Data
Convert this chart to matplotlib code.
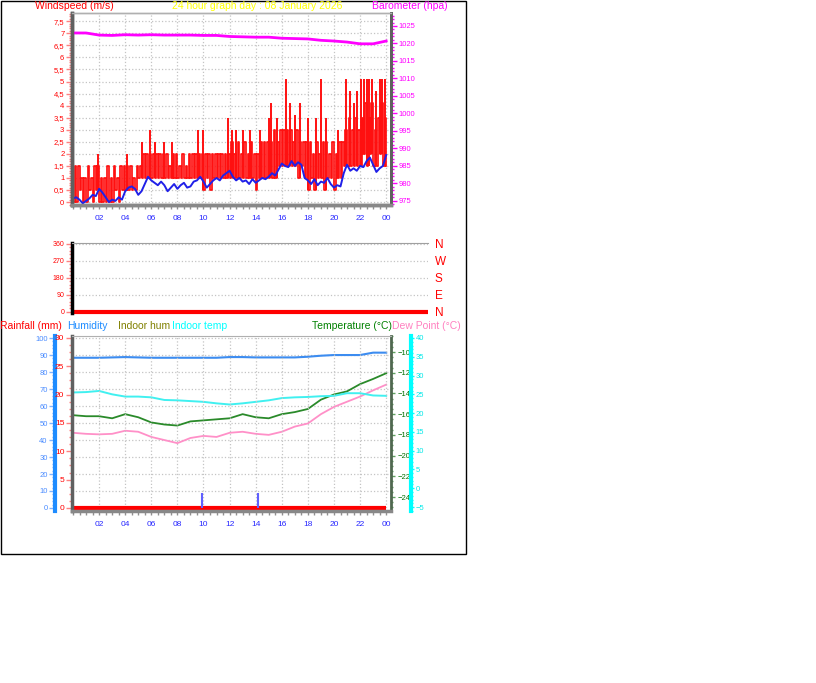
import numpy as np
import matplotlib
matplotlib.use('Agg')
import matplotlib.pyplot as plt
from matplotlib.ticker import MultipleLocator, FuncFormatter, FixedLocator
from matplotlib.patches import Rectangle

plt.rcParams['font.family'] = ['Liberation Sans', 'DejaVu Sans']

W, H = 816, 683

hours = list(range(25))
hour_ticks = list(range(2, 25, 2))
hour_labels = ['%02d' % (h % 24) for h in hour_ticks]

# wind speed (m/s), 15 minute steps
wind_avg = [0.15, 0.2, 0.1, -0.05, 0.05, 0.15, 0.3, 0.25,
            0.55, 0.4, 0.2, 0.0, 0.1, 0.05, 0.2, 0.1,
            0.45, 0.6, 0.65, 0.55, 0.3, 0.45, 0.75, 1.05,
            0.9, 0.8, 0.7, 0.85, 0.7, 0.45, 0.6, 0.75,
            0.55, 0.7, 0.8, 0.6, 0.65, 0.85, 0.9, 1.05,
            0.85, 0.6, 0.75, 0.9, 1.0, 0.9, 1.1, 1.2,
            1.3, 1.05, 0.9, 1.0, 0.85, 0.9, 0.75, 0.95,
            0.8, 0.9, 1.0, 0.95, 1.05, 1.2, 1.1, 1.35,
            1.6, 1.5, 1.45, 1.7, 1.5, 1.65, 1.55, 1.0,
            0.9, 0.75, 0.95, 0.7, 0.85, 0.8, 1.0, 0.75,
            0.6, 0.7, 0.65, 1.2, 1.55, 1.3, 1.4, 1.3,
            1.5, 1.45, 1.7, 1.85, 1.55, 1.25, 1.4, 1.5,
            1.95]
# gust: low and usual high of each 15 minutes, plus the single peaks
gust_lo = [0, 0, 0.5, 0, 0, 0.5, 0, 0.5,
           0, 0, 0, 0, 0, 0.5, 0, 0.5,
           0.5, 0.5, 0.5, 0.5, 1.0, 1.0, 1.0, 1.0,
           1.0, 1.0, 1.0, 1.0, 1.0, 1.0, 1.0, 1.0,
           1.0, 1.0, 1.0, 1.0, 1.0, 1.0, 1.0, 1.0,
           0.5, 1.0, 0.5, 1.0, 1.0, 1.0, 1.0, 1.0,
           1.0, 1.0, 1.0, 1.0, 1.0, 1.0, 1.0, 1.0,
           0.5, 1.0, 1.0, 1.0, 1.0, 1.0, 1.0, 1.5,
           1.5, 1.5, 1.5, 1.5, 1.5, 1.0, 1.5, 1.0,
           0.5, 1.0, 0.5, 1.0, 1.0, 0.5, 1.0, 1.0,
           0.5, 1.0, 1.0, 1.5, 1.5, 1.5, 1.5, 1.5,
           1.5, 2.0, 1.5, 2.0, 1.5, 1.5, 2.0, 1.5]
gust_top = [1.5, 1.5, 1.0, 1.0, 1.5, 1.0, 1.5, 1.5,
            1.0, 1.0, 1.5, 1.0, 1.5, 1.0, 1.5, 1.5,
            1.5, 1.5, 1.0, 1.5, 1.5, 2.0, 2.0, 2.0,
            2.0, 2.0, 2.0, 2.0, 2.0, 1.5, 2.0, 2.0,
            1.5, 2.0, 1.5, 2.0, 2.0, 2.0, 2.0, 2.0,
            2.0, 2.0, 2.0, 2.0, 2.0, 2.0, 2.0, 2.0,
            2.5, 2.0, 2.5, 2.0, 2.5, 2.0, 2.5, 2.0,
            2.0, 2.5, 2.5, 2.5, 2.5, 3.0, 2.5, 3.0,
            3.0, 3.0, 3.0, 2.5, 3.0, 2.5, 2.5, 2.5,
            2.5, 2.0, 2.5, 2.0, 2.5, 2.5, 2.0, 2.5,
            2.0, 2.5, 2.5, 3.0, 3.5, 3.0, 3.5, 3.0,
            3.5, 4.1, 3.5, 4.1, 3.0, 3.5, 4.1, 3.5]
peak_hours = [1.9, 4.1, 5.3, 5.9, 6.3, 7.0, 7.6, 9.6, 10.0, 11.9, 12.2, 12.5,
              13.0, 13.6, 14.3, 15.0, 15.2, 15.6, 16.3, 16.6, 17.0, 17.4,
              18.0, 18.6, 19.0, 19.4, 20.3, 20.9, 21.2, 21.5, 21.8, 22.1,
              22.3, 22.5, 22.7, 22.9, 23.2, 23.5, 23.7, 23.9]
peak_vals = [2.0, 2.0, 2.5, 3.0, 2.5, 2.5, 2.5, 3.0, 3.0, 3.5, 3.0, 3.0,
             3.0, 3.0, 3.0, 3.5, 4.1, 3.5, 5.1, 4.1, 3.6, 4.1,
             3.5, 3.5, 5.1, 3.5, 3.0, 5.1, 4.6, 4.1, 4.6, 5.1,
             5.1, 5.1, 5.1, 5.1, 4.6, 5.1, 5.1, 5.1]
barometer = [1023.0, 1023.0, 1022.4, 1022.3, 1022.5, 1022.4, 1022.5, 1022.4,
             1022.4, 1022.4, 1022.3, 1022.3, 1022.0, 1021.9, 1021.8, 1021.8,
             1021.5, 1021.4, 1021.3, 1020.9, 1020.7, 1020.4, 1019.9, 1019.9,
             1020.7]

wind_dir = [0] * 25
dir_ticks = [0, 90, 180, 270, 360]
dir_names = ['N', 'E', 'S', 'W', 'N']

humidity = [88.4, 88.4, 88.4, 88.6, 88.8, 88.6, 88.4, 88.4, 88.4, 88.4,
            88.4, 88.4, 88.8, 88.8, 88.6, 88.6, 88.6, 88.6, 89.0, 89.6,
            90.0, 90.0, 90.0, 91.4, 91.4]
indoor_temp = [25.5, 25.6, 25.9, 25.0, 24.4, 24.4, 24.2, 23.5, 23.4, 23.2,
               23.0, 22.6, 22.3, 22.6, 23.0, 23.4, 24.0, 24.2, 24.3, 24.5,
               24.6, 25.3, 25.3, 24.7, 24.6]
temperature = [-16.1, -16.2, -16.2, -16.4, -16.0, -16.3, -16.8, -17.0, -17.1,
               -16.7, -16.6, -16.5, -16.4, -16.0, -16.3, -16.4, -16.0, -15.8,
               -15.5, -14.6, -14.1, -13.8, -13.1, -12.6, -12.05]
dew_point = [-17.8, -17.9, -17.95, -17.9, -17.6, -17.7, -18.2, -18.5, -18.8,
             -18.3, -18.1, -18.2, -17.8, -17.7, -17.9, -18.0, -17.7, -17.2,
             -16.9, -16.0, -15.3, -14.8, -14.3, -13.7, -13.15]
rainfall = [0] * 25
rain_bar_hours = [9.9, 14.2]
rain_bar_mm = [2.6, 2.6]


def box(x0, y0, x1, y1):
    return [x0 / W, 1 - y1 / H, (x1 - x0) / W, (y1 - y0) / H]


def style_y(ax, major, minor, tick_col, label_col, size=5.5, length=4):
    ax.yaxis.set_major_locator(MultipleLocator(major))
    ax.yaxis.set_minor_locator(MultipleLocator(minor))
    ax.tick_params(axis='y', which='both', colors=tick_col, labelcolor=label_col,
                   labelsize=size, width=1, pad=1.5)
    ax.tick_params(axis='y', which='major', length=length)
    ax.tick_params(axis='y', which='minor', length=length * 0.6)


def style_x(ax):
    ax.xaxis.set_major_locator(FixedLocator(hour_ticks))
    ax.xaxis.set_minor_locator(MultipleLocator(0.5))
    ax.set_xticklabels(hour_labels)
    ax.tick_params(axis='x', which='both', colors='#909090', labelcolor='#2828ff',
                   labelsize=6, length=3, width=1, pad=4)


comma = FuncFormatter(lambda v, p: ('%g' % v).replace('.', ','))
grid_kw = dict(color='#c4c4c4', linestyle=':', linewidth=0.9)

fig = plt.figure(figsize=(W / 100, H / 100), dpi=100)

# ---- wind speed / barometer ----
ax1 = fig.add_axes(box(72, 13, 391, 205))
ax1.set_xlim(-0.077, 24.37)
ax1.set_ylim(-0.12, 7.84)
t15 = np.arange(len(gust_lo)) * 0.25
gx = np.append(np.column_stack([t15, t15 + 0.125]).ravel(), 24)
gy = np.append(np.column_stack([gust_lo, gust_top]).ravel(), gust_lo[-1])
ax1.plot(gx, gy, color='#ff1010', lw=1.25, drawstyle='steps-post', zorder=2)
peak_base = [gust_lo[min(int(h * 4), len(gust_lo) - 1)] for h in peak_hours]
ax1.vlines(peak_hours, peak_base, peak_vals, color='#ff1010', lw=1.4, zorder=2)
ax1.plot(np.arange(len(wind_avg)) * 0.25, wind_avg, color='#2020e8', lw=1.4, zorder=3)
style_y(ax1, 0.5, 0.1, '#ff8080', '#ff0000')
ax1.yaxis.set_major_formatter(comma)
style_x(ax1)
ax1.grid(True, which='major', **grid_kw)
ax1.set_axisbelow(True)

ax1b = ax1.twinx()
ax1b.set_ylim(973.77, 1028.72)
ax1b.plot(hours, barometer, color='#ff00ff', lw=2)
style_y(ax1b, 5, 1, '#ff00ff', '#ff00ff')

for a in (ax1, ax1b):
    a.spines['left'].set_color('#606060')
    a.spines['left'].set_linewidth(2.5)
    a.spines['bottom'].set_color('#888888')
    a.spines['bottom'].set_linewidth(2.5)
    a.spines['right'].set_color('#606060')
    a.spines['right'].set_linewidth(2)
    a.spines['top'].set_color('#b0b0b0')
    a.spines['top'].set_linewidth(1)

# ---- wind direction ----
ax2 = fig.add_axes(box(72, 243, 428, 313))
ax2.set_xlim(0, 24)
ax2.set_ylim(-6, 365)
ax2.plot(hours, wind_dir, color='#ff0000', lw=3, solid_capstyle='butt', clip_on=False)
ax2.set_yticks(dir_ticks)
ax2.yaxis.set_minor_locator(MultipleLocator(18))
ax2.tick_params(axis='y', which='both', colors='#ff8080', labelcolor='#ff0000',
                labelsize=5, width=1, pad=1.5)
ax2.tick_params(axis='y', which='major', length=4)
ax2.tick_params(axis='y', which='minor', length=2.5)
ax2.set_xticks([])
ax2.yaxis.grid(True, **grid_kw)
ax2.spines['left'].set_color('black')
ax2.spines['left'].set_linewidth(2.5)
ax2.spines['top'].set_color('#a0a0a0')
ax2.spines['right'].set_visible(False)
ax2.spines['bottom'].set_visible(False)
ax2r = ax2.twinx()
ax2r.set_ylim(-6, 365)
ax2r.set_yticks(dir_ticks)
ax2r.set_yticklabels(dir_names)
ax2r.tick_params(axis='y', length=0, labelcolor='#ff0000', labelsize=8.5, pad=5)
for s in ax2r.spines.values():
    s.set_visible(False)

# ---- rain / humidity / temperatures ----
ax3 = fig.add_axes(box(72, 336, 391, 511))
ax3.set_xlim(-0.077, 24.37)
ax3.set_ylim(-0.53, 30.35)
style_y(ax3, 5, 1.25, '#ff8080', '#ff0000', size=6)
style_x(ax3)
ax3.xaxis.grid(True, **grid_kw)

ax3h = ax3.twinx()
ax3h.set_ylim(-1.77, 101.2)
ax3h.yaxis.tick_left()
ax3h.spines['left'].set_position(('outward', 12))
style_y(ax3h, 10, 2, '#80b4ff', '#4a8cff')
for v in range(10, 101, 10):
    ax3h.axhline(v, zorder=0, **grid_kw)
ax3h.plot(hours, humidity, color='#3c8cf0', lw=1.5)

ax3t = ax3.twinx()
ax3t.set_ylim(-25.35, -8.455)
style_y(ax3t, 2, 0.5, '#60a060', '#007000', length=3)
ax3t.plot(hours, temperature, color='#2a8a2a', lw=1.3)
ax3t.plot(hours, dew_point, color='#ff90c8', lw=1.3)

ax3c = ax3.twinx()
ax3c.set_ylim(-6.06, 40.53)
ax3c.spines['right'].set_position(('outward', 14.4))
style_y(ax3c, 5, 1, '#00ffff', '#00e8e8', length=2)
ax3c.plot(hours, indoor_temp, color='#40f0f0', lw=1.4)

ax3.set_zorder(ax3c.get_zorder() + 1)
ax3.patch.set_visible(False)
ax3.plot(hours, rainfall, color='#ff0000', lw=3, solid_capstyle='butt')
ax3.vlines(rain_bar_hours, 0, rain_bar_mm, color='#6060ff', lw=1.5)

for a in (ax3, ax3h, ax3t, ax3c):
    for s in a.spines.values():
        s.set_visible(False)
ax3.spines['left'].set_visible(True)
ax3.spines['left'].set_color('#606060')
ax3.spines['left'].set_linewidth(2.5)
ax3.spines['bottom'].set_visible(True)
ax3.spines['bottom'].set_color('#888888')
ax3.spines['bottom'].set_linewidth(2.5)
ax3.spines['top'].set_visible(True)
ax3.spines['top'].set_color('#b0b0b0')
ax3h.spines['left'].set_visible(True)
ax3h.spines['left'].set_color('#1e8cff')
ax3h.spines['left'].set_linewidth(3)
ax3t.spines['right'].set_visible(True)
ax3t.spines['right'].set_color('#506850')
ax3t.spines['right'].set_linewidth(2)
ax3c.spines['right'].set_visible(True)
ax3c.spines['right'].set_color('#00ffff')
ax3c.spines['right'].set_linewidth(3)

# ---- header texts ----
fs = 7.5
def label(x, y, s, c, ha='left'):
    fig.text(x / W, 1 - y / H, s, color=c, fontsize=fs, ha=ha, va='center')

label(35, 6, 'Windspeed (m/s)', '#ff0000')
label(172, 6, '24 hour graph day : 08 January 2026', '#ffff00')
label(372, 6, 'Barometer (hpa)', '#ff00ff')
label(0, 326, 'Rainfall (mm)', '#ff0000')
label(67, 326, 'Humidity', '#1e8cff')
label(118, 326, 'Indoor hum', '#808000')
label(172, 326, 'Indoor temp', '#00ffff')
label(392, 326, 'Temperature (°C)', '#008000', ha='right')
label(392, 326, 'Dew Point (°C)', '#ff80c0')

fig.add_artist(Rectangle((0.5 / W, 1 - 553.5 / H), 465 / W, 553 / H,
                         transform=fig.transFigure, fill=False, ec='black', lw=1))

fig.savefig('out.png', dpi=100)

What to work on
Copy out each line of the material that holds the word "matplotlib".

Answer for the task
Convert this chart to matplotlib code.
import matplotlib
matplotlib.use('Agg')
import matplotlib.pyplot as plt
from matplotlib.ticker import MultipleLocator, FuncFormatter, FixedLocator
from matplotlib.patches import Rectangle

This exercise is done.